Since 2013, more than 1,400 limited partnerships have been established.
Another trend is for fund managers to launch funds out of two centres concurrently.
“Traditionally for hedge funds, Cayman has been the clear leader and while there has been talk of funds re-domiciling, our experience is that they are not relocating away from Cayman, but what is emerging is (setting up) alternative product structures in Ireland and Luxembourg which managers then run in parallel,” says Greenstein.
“We have tended to think of the choice of domicile as a fixed pie but, in practice, funds are setting up in Cayman and also in other jurisdictions to attract different groups of investors. Certain investors prefer Cayman while other investors may prefer to be EUbased for tax or regulatory reasons.”

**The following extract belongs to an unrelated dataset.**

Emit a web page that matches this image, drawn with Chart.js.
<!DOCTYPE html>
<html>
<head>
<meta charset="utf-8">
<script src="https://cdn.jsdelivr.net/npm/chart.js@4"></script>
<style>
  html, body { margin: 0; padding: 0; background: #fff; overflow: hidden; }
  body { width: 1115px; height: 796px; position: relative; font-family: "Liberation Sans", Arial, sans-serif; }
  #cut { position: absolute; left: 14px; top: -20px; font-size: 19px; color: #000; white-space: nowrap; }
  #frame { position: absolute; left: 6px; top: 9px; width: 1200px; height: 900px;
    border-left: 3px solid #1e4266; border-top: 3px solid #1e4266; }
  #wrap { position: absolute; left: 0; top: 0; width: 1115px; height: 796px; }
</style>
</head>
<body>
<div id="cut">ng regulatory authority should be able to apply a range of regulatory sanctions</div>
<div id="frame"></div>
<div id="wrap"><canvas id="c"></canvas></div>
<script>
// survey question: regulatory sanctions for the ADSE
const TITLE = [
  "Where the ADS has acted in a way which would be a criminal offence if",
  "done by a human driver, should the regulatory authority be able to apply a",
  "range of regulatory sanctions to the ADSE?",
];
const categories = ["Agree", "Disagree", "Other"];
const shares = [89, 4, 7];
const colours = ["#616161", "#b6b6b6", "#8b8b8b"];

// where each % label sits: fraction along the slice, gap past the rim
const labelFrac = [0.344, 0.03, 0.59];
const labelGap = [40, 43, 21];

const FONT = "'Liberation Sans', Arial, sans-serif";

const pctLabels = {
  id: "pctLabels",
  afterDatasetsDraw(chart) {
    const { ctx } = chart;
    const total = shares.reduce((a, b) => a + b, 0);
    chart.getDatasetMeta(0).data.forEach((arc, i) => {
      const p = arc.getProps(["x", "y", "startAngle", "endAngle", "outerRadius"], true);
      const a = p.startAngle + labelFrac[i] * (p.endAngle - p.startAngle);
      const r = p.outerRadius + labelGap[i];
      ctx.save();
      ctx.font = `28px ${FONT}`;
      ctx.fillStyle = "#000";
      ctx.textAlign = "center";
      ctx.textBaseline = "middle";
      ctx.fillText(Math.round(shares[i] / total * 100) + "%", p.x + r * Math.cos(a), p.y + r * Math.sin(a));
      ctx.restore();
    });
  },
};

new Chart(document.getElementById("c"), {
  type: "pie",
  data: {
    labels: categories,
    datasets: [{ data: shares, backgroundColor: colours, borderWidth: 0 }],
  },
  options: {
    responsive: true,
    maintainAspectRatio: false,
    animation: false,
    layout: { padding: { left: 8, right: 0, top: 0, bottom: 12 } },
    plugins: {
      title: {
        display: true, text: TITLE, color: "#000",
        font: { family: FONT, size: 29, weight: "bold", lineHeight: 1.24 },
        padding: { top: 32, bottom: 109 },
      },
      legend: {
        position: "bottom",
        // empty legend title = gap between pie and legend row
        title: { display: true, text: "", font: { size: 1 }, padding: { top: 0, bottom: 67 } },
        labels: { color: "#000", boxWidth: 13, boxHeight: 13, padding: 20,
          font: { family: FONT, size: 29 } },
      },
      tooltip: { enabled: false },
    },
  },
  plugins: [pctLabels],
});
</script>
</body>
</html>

In deciding where to domicile their offshore funds, managers look for a tax neutral jurisdiction that has products and structures that are well-understood by both managers and investors, according to Greenstein.
“They also look for a deep pool of experienced service providers such as auditors, directors, lawyers and administrators to support the establishment and maintenance of the products.”
Another trend is competition from the new pretenders. Fund centres such as Cayman, Ireland and Luxembourg are having to defend market share against each other but also face competition from domiciles emerging elsewhere – such as Singapore and Hong Kong, though these are not yet seen as credible contenders.
In terms of investment management, the Asia Pacific countries are increasingly encroaching as there is rising interest both in investing in the region and marketing funds to local customers.
“The alternative investment funds industry faces challenges as regulatory and tax regimes change around the world, the compliance requirements of investors increase, and, not least, investment returns are hard-earned,” adds Hale.
“The established fund and asset management jurisdictions such as Cayman, Ireland and the UK must continue to improve their legal and physical infrastructure that the industry requires to operate efficiently while emerging centres such as Singapore and Hong Kong will be looking to attract businesses to the Asia Pacific region.”